Volume 4
4.1. WHAT IS SO SPECIAL ABOUT ORGANIC CHEMISTRY?

What Is Organic Chemistry? • Why Carbon? Hydrocarbons • Other Elements Commonly Encountered in Organic Compounds • Why Is Organic Chemistry Called Organic? Friedrich Wöhler's Groundbreaking Experiments
4.1.1. What Is Organic Chemistry? Organic chemistry is the branch of chemical sciences that studies compounds containing at least one carbon atom. There are only a very limited number of exceptions from this definition. Carbon dioxide (CO2), carbonic acid (H2CO3), hydrogen cyanide (HCN), cyanic acid (NCOH), thiocyanic acid (NCSH), isocyanic acid (OCNH), isothiocyanic acid (SCNH), and their salts are uniformly considered to be inorganic rather than organic compounds.

Of many millions of substances known to date, approximately 90% are organic compounds. No other chemical element is capable of forming nearly as many different molecules as carbon. This is one of the main reasons for organic chemistry being a separate and uniquely important field of chemical sciences.

4.1.2. Why Carbon? Hydrocarbons. The great number and diversity of organic molecules stem from the ability of carbon to form strong and stable carbon-carbon (C-C) bonds. Consequently, C-C bonds can arrange in short and long chains as well as cycles and even cage-like structures, such as those shown in Figure 4-1. No other element can form such stable bonds to itself.
Figure 4-1. Examples of organic compounds, left to right: propane (chain), cyclohexane (cycle), and cubane (cage).


The most common element other than carbon that is present in organic molecules is hydrogen. Compounds that consist of only C and H atoms are called hydrocarbons. All three compounds shown in Figure 4-1 are hydrocarbons.

4.1.3. Other Elements Commonly Encountered in Organic Compounds. Besides hydrogen, the elements that are most frequently encountered in molecules of organic compounds are oxygen and nitrogen. Other elements can also be present in organic compounds, although not as often.

Organic compounds containing halogens are valuable reagents that are broadly used to make other organic molecules. Many halogenated and especially fluorinated organic compounds exhibit biological activity. A large percentage of modern pharmaceuticals and crop protection agents are organic molecules containing at least one fluorine atom.

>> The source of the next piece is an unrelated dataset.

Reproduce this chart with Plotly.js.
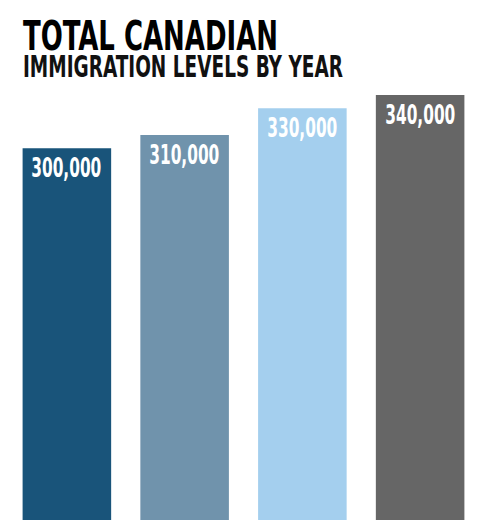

Phosphorus and sulfur are also often present in organic molecules. Ironically, some organic compounds containing sulfur or phosphorus are vital to life, whereas some others are extremely toxic. For instance, of the 20 common amino acids, two (cysteine and methionine) contain sulfur. Such important natural organic compounds as DNA and RNA contain phosphorus. At the same time, highly poisonous mustard gas is an organosulfur compound, and even much more toxic nerve agents are organic derivatives of phosphorus.

Organic compounds with a carbon-metal bond are called organometallic compounds. Depending on the nature of the metal, they are used in organic synthesis and catalysis, or represent purely theoretical interest. Many organometallic compounds are air- and moisture-sensitive, and some are extremely so. Organomagnesium and organolithium compounds are highly valuable reagents in organic synthesis. Organic derivatives of nickel (Ni), palladium (Pd), rhodium (Rh), platinum (Pt), ruthenium (Ru), and iridium (Ir) are of exceptional importance for catalysis of a number of industrial chemical processes, without which the modern standards of living are merely inconceivable.

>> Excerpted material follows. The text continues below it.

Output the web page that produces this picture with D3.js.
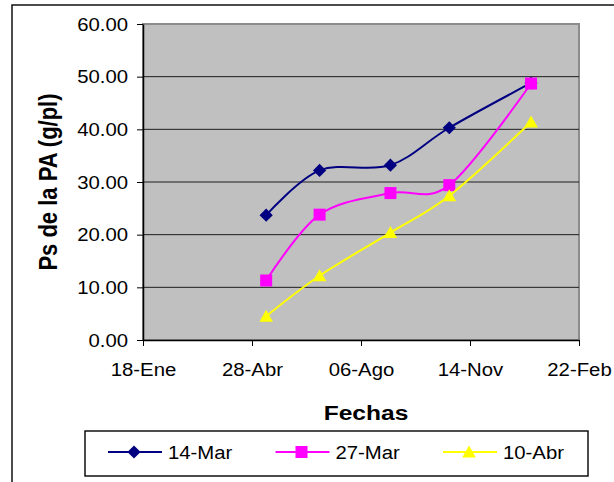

4.1.4. Why Is Organic Chemistry Called Organic? Friedrich Wöhler's Groundbreaking Experiments. The name "Organic Chemistry" comes from the old times when people studied carbon compounds produced by living organisms (animals, plants, bacteria, fungi, etc.) and believed in vitalism. Vitalism was the conviction that the formation of organic substances could be achieved only in the presence of some mysterious magic "vital force", possessed by living things. According to this belief, organic compounds could not be artificially made by man. The vital force theory was refuted by the work of the outstanding German chemist Friedrich Wöhler (1800-1882) who, being a young researcher in his 20s, demonstrated the synthesis of organic compounds from inorganic chemicals. In 1828, he found that urea (NH2C(O)NH2), a "classical" organic substance could be made from ammonium cyanate (NH4OCN), an inorganic salt (Figure 4-2). Four years earlier, Wöhler made oxalic acid (HOOC-COOH), an organic acid, from cyanogen (C2N2), an inorganic compound.
Figure 4-2. Friedrich Wöhler (source) and his synthesis of urea.


The Wöhler synthesis of urea, however, did not defeat the idea of vitalism right away. It took nearly 20 more years and Kolbe's demonstration (1845) that acetic acid (CH3COOH) can be prepared from carbon disulfide (CS2) before vitalism as a theory started dying out quickly around 1850 and eventually vanished altogether.